Twin bomb blasts kill 52 in Algiers
Two car bomb attacks rocked the Algerian capital - one targetting the UN refugee agency
ALGIERS, December 11, 2007 - Two car bomb attacks -- one targetting the UN refugee agency -- rocked the Algerian capital on Tuesday, killing at least 52 people, hospital sources and officials said.
One bomb ripped through the UN High Commissioner for Refugees (UNHCR) building. Several foreigners were reported among the casualties. A second bomb blew apart a bus packed with university students outside the Supreme Court.
Algeria has been hit by a number of bomb attacks this year -- in which scores of people have been killed -- and most have been claimed by Al-Qaeda.
Interior Minister Yazid Zerhouni said a suicide bomber triggered the explosion outside the UNHCR office.
The front of the building was devastated and the UNHCR said staff were among the casualties. Rescuers struggled to reach people believed to be trapped inside the partially collapsed structure.
In a near-simultaneous attack, a car bomb was detonated outside the Supreme Court as a bus packed with university students passed by, heading for a nearby law faculty.
Security sources said the bus took the full force of the blast and most of the dead and injured there were students.
"The death toll is very high," the minister told reporters without giving a figure.
Hospital sources said 52 people were killed in the two attacks but did not give a breakdown. They added that several foreigners were among the seriously injured.
The UNHCR office is in the Hydra residential district where the finance and energy ministries and several diplomatic residences are also located.
There were "victims in the offices," Jennifer Pagonis, a UNHCR spokeswoman at the agency headquarters in Geneva, told AFP. She said no figures were available.
Hydra is normally under tight police surveillance because of the number of foreigners who live there.
Ambulances with sirens wailing rushed to the two sites where columns of black smoke rose from wreckage.
Security forces threw up road blocks around the city and the interior minister spoke to reporters after visiting the scene.
There was no immediate claim of responsibility for the blasts, which were swiftly condemned by former colonial power France and the European Union.
French President Nicolas Sarkozy, who made a state visit to Algeria last week, denounced what he described as these "barbaric, hateful and deeply cowardly acts."
EU External Relations Commissioner Benita Ferrero-Waldner expressed shock at such "heinous" acts of violence and urged swift justice for those responsible.
Al-Qaeda's offshoot in north Africa said it carried out a series of bomb attacks in Algiers and other parts of the country this year which have left more than 100 dead.
There has however been a relative calm in Islamist-inspired violence since September.

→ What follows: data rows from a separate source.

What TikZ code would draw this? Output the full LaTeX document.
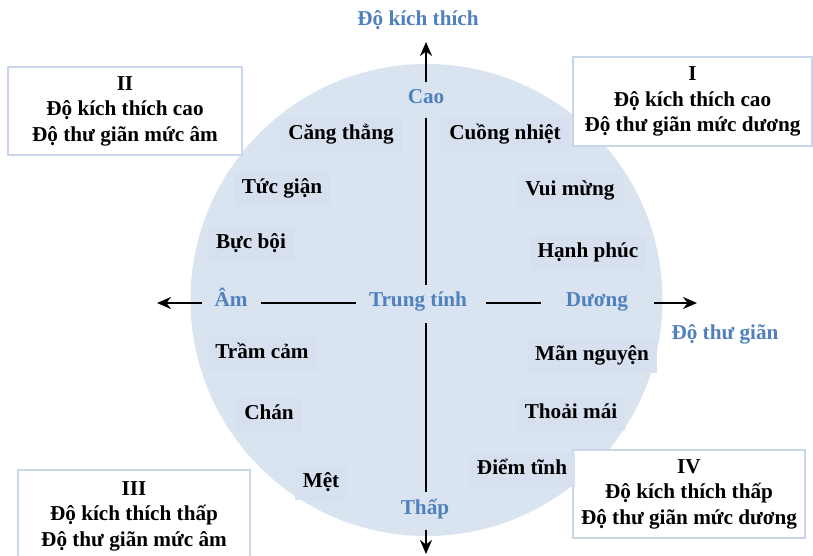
\documentclass[tikz,border=0pt]{standalone}
\usepackage{fontspec}
\setmainfont{Liberation Serif}
\usetikzlibrary{arrows.meta}
\definecolor{circfill}{HTML}{DAE3F0}
\definecolor{labfill}{HTML}{D6E0EF}
\definecolor{axblue}{HTML}{4F81BD}
\definecolor{boxline}{HTML}{C9D6EA}
\begin{document}
\begin{tikzpicture}[x=1pt,y=-1pt,
  font=\fontsize{21.2}{25.5}\selectfont\bfseries,
  emo/.style={fill=labfill, inner xsep=8pt, inner ysep=8pt, text height=14pt, text depth=4.5pt, yshift=-2pt},
  axlab/.style={text=axblue, inner sep=0pt, text height=14pt, text depth=4.5pt},
  quad/.style={draw=boxline, line width=1.5pt, fill=white, align=center, inner sep=0pt},
  axisline/.style={line width=2.2pt},
  arr/.style={axisline, -{Stealth[length=14pt,width=12pt,inset=4.5pt]}}]
\useasboundingbox (0,0) rectangle (813,556);
\fill[circfill] (426.5,300) circle[radius=236pt];

% quadrant boxes
\node[quad, minimum width=234pt, minimum height=88pt] (q2) at (125,111) {II\\Độ kích thích cao\\Độ thư giãn mức âm};
\node[quad, minimum width=239pt, minimum height=89pt] (q1) at (692.5,101.5) {I\\Độ kích thích cao\\Độ thư giãn mức dương};
\node[quad, minimum width=232pt, minimum height=92pt] (q3) at (134,516) {III\\Độ kích thích thấp\\Độ thư giãn mức âm};
\node[quad, minimum width=232pt, minimum height=88pt] (q4) at (689,494) {IV\\Độ kích thích thấp\\Độ thư giãn mức dương};

% axis titles
\node[text=axblue] (ytitle) at (418,20) {Độ kích thích};
\node[text=axblue] (xtitle) at (725,334) {Độ thư giãn};

% axis labels
\node[axlab] (cao) at (426,99) {Cao};
\node[axlab] (tt) at (418,302) {Trung tính};
\node[axlab] (am) at (231,302) {Âm};
\node[axlab] (duong) at (597,302) {Dương};
\node[axlab] (thap) at (425,510) {Thấp};

\coordinate (topend) at (426,42);
\coordinate (botend) at (426,554);
\coordinate (leftend) at (157,303);
\coordinate (rightend) at (697,303);

% vertical axis
\draw[arr, shorten <=8pt] (cao.north) -- (topend);
\draw[axisline, shorten <=9.5pt, shorten >=7.5pt] (cao.south) -- (cao.south |- tt.north);
\draw[axisline, shorten <=12pt, shorten >=9pt] (cao.south |- tt.south) -- (cao.south |- thap.north);
\draw[arr, shorten <=10.5pt] (cao.south |- thap.south) -- (botend);

% horizontal axis
\draw[arr, shorten <=12pt] (am.west |- leftend) -- (leftend);
\draw[axisline, shorten <=13pt, shorten >=13pt] (am.east |- leftend) -- (tt.west |- leftend);
\draw[axisline, shorten <=19pt, shorten >=25pt] (tt.east |- leftend) -- (duong.west |- leftend);
\draw[arr, shorten <=26pt] (duong.east |- leftend) -- (rightend);

% emotions
\node[emo] (e1) at (341,133) {Căng thẳng};
\node[emo] (e2) at (505,133) {Cuồng nhiệt};
\node[emo] (e3) at (282,187) {Tức giận};
\node[emo] (e4) at (570,189) {Vui mừng};
\node[emo] (e5) at (251,242) {Bực bội};
\node[emo] (e6) at (588,251) {Hạnh phúc};
\node[emo] (e7) at (262,352) {Trầm cảm};
\node[emo] (e8) at (592,354) {Mãn nguyện};
\node[emo] (e9) at (269,413) {Chán};
\node[emo] (e10) at (571,412) {Thoải mái};
\node[emo] (e11) at (522,468) {Điểm tĩnh};
\node[emo] (e12) at (321,481) {Mệt};
\end{tikzpicture}
\end{document}
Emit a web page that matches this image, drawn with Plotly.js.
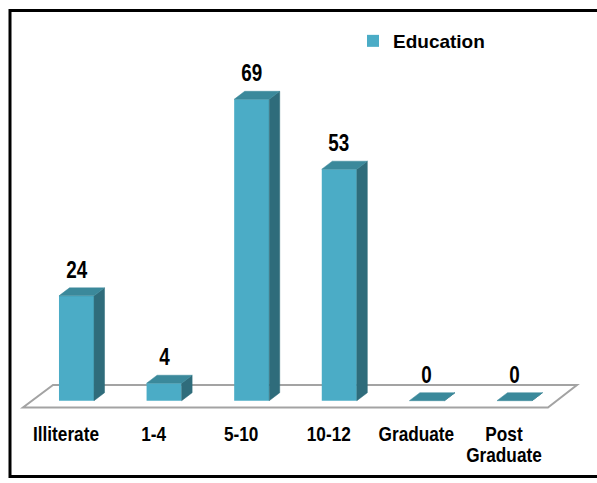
<!DOCTYPE html>
<html><head><meta charset="utf-8">
<script src="https://cdn.plot.ly/plotly-3.0.1.min.js"></script>
<style>html,body{margin:0;padding:0;background:#fff;}</style>
</head><body>
<div id="chart" style="width:597px;height:483px;"></div>
<script>
// ---- data ----
const categories = ['Illiterate', '1-4', '5-10', '10-12', 'Graduate', 'Post<br>Graduate'];
const values = [24, 4, 69, 53, 0, 0];
const seriesName = 'Education';

// ---- geometry / style constants ----
const W = 597, H = 483;
const X0 = 76.5, SX = 87.6;     // pixel of first category centre, pixels per category
const Y0 = 400.7, SY = 4.368;   // pixel of value 0, pixels per unit
const barW = 0.4, dX = 0.12, dY = 1.83;  // bar width, 3-D depth offsets (axis units)
const labelOff = -0.12;
const CONDENSE = 0.82;          // narrow-font look
const FRONT = '#4BACC6', SIDE = '#2F6C7B', TOP = '#3B899B';
const SANS = '"Liberation Sans", Arial, sans-serif';

const idx = categories.map((c, i) => i);
const traces = [];
traces.push({
  type: 'bar', x: idx, y: values, width: barW, name: seriesName,
  marker: {color: FRONT, line: {width: 0}}, hoverinfo: 'skip', showlegend: true
});
idx.forEach(i => {
  const v = values[i];
  const r = i + barW / 2, l = i - barW / 2;
  traces.push({
    type: 'scatter', mode: 'lines', fill: 'toself', fillcolor: SIDE,
    x: [r, r + dX, r + dX, r, r], y: [0, dY, v + dY, v, 0],
    line: {color: SIDE, width: 0.5}, hoverinfo: 'skip', showlegend: false
  });
  traces.push({
    type: 'scatter', mode: 'lines', fill: 'toself', fillcolor: TOP,
    x: [l, r, r + dX, l + dX, l], y: [v, v, v + dY, v + dY, v],
    line: {color: TOP, width: 0.5}, hoverinfo: 'skip', showlegend: false
  });
});

// floor (in axis units)
const fl = {xL: -0.611, xR: 5.382, xBL: -0.268, xBR: 5.713, yF: -1.56, yB: 3.6};
const floorPath = `M${fl.xL},${fl.yF} L${fl.xR},${fl.yF} L${fl.xBR},${fl.yB} L${fl.xBL},${fl.yB} Z`;

const annotations = idx.map(i => ({
  x: i, y: values[i] + dY, xref: 'x', yref: 'y', yanchor: 'bottom', yshift: 3,
  text: String(values[i]), showarrow: false,
  font: {family: SANS, size: 23, color: '#000', weight: 'bold'}
}));

const layout = {
  width: W, height: H, margin: {l: 0, r: 0, t: 0, b: 0},
  paper_bgcolor: '#fff', plot_bgcolor: 'rgba(0,0,0,0)',
  xaxis: {
    range: [-X0 / SX, (W - X0) / SX], fixedrange: true,
    tickvals: idx.map(i => i + labelOff), ticktext: categories, tickangle: 0,
    showgrid: false, zeroline: false, showline: false, ticks: '',
    anchor: 'free', position: 1 - 419 / H,
    tickfont: {family: SANS, size: 21, color: '#000', weight: 'bold'}
  },
  yaxis: {
    range: [-(H - Y0) / SY, Y0 / SY], fixedrange: true, visible: false,
    showgrid: false, zeroline: false
  },
  showlegend: true,
  legend: {
    x: 353 / W, xanchor: 'left', y: 1 - 22 / H, yanchor: 'top',
    bgcolor: 'rgba(0,0,0,0)', borderwidth: 0,
    font: {family: SANS, size: 19, color: '#000', weight: 'bold'}
  },
  shapes: [
    {type: 'path', xref: 'x', yref: 'y', path: floorPath, layer: 'below',
     fillcolor: '#fff', line: {color: '#A3A3A3', width: 2}},
    {type: 'rect', xref: 'paper', yref: 'paper', x0: 10 / W, x1: 1.02,
     y0: 1 - 476.5 / H, y1: 1 - 10.5 / H, line: {color: '#000', width: 3}, layer: 'below'}
  ],
  annotations: annotations
};

Plotly.newPlot('chart', traces, layout, {displayModeBar: false, staticPlot: true}).then(gd => {
  const condense = el => {
    const bb = el.getBBox();
    const cx = bb.x + bb.width / 2;
    const t = el.getAttribute('transform') || '';
    el.setAttribute('transform', `${t} translate(${cx},0) scale(${CONDENSE},1) translate(${-cx},0)`);
  };
  gd.querySelectorAll('.xtick text').forEach(el => {
    el.querySelectorAll('tspan.line').forEach((ts, j) => { if (j > 0) ts.setAttribute('dy', '1.0em'); });
    condense(el);
  });
  gd.querySelectorAll('.annotation-text').forEach(condense);
});
</script>
</body></html>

The four dead recorded in an AFP toll for November was the lowest monthly figure since Algeria's Islamist strife erupted in 1992.
More than 100,000 people died in Algeria during a civil war in the 1990s.
On September 6, a suicide attack targeting President Abdelaziz Bouteflika's convoy in the eastern town of Batna killed 22 people and wounded more than 100
Two days later, another suicide attack against a coastguard barracks at Dellys, east of Algiers, left 30 people dead and 40 wounded.
A suicide bomber rammed a booby-trapped car into a convoy east of Algiers on September 21, wounding two French engineers and an Italian.
In July, 10 soldiers were killed and 35 people wounded when a suicide bomber drove a truck full of explosives into barracks in Lakhdaria, an Islamist stronghold.
In April, car bomb attacks on the government headquarters and a police station in Algiers killed 33 people and injured more than 220. In February, seven simultaneous bomb attacks killed six people in the Kabylie region.
All the attacks were claimed by Al-Qaeda in the Maghreb, the new name for the Salafist Group for Preaching and Combat (GSPC), which has pledged allegiance to Osama bin Laden and has started using Al-Qaeda's suicide bomber tactics.
The head of Algeria's army chiefs of staff, General Salah Gaid, called in October for a crackdown on the militants, and police have started using more road blocks in major cities and a greater use of informers in a bid to single out potential suicide bombers and their backers.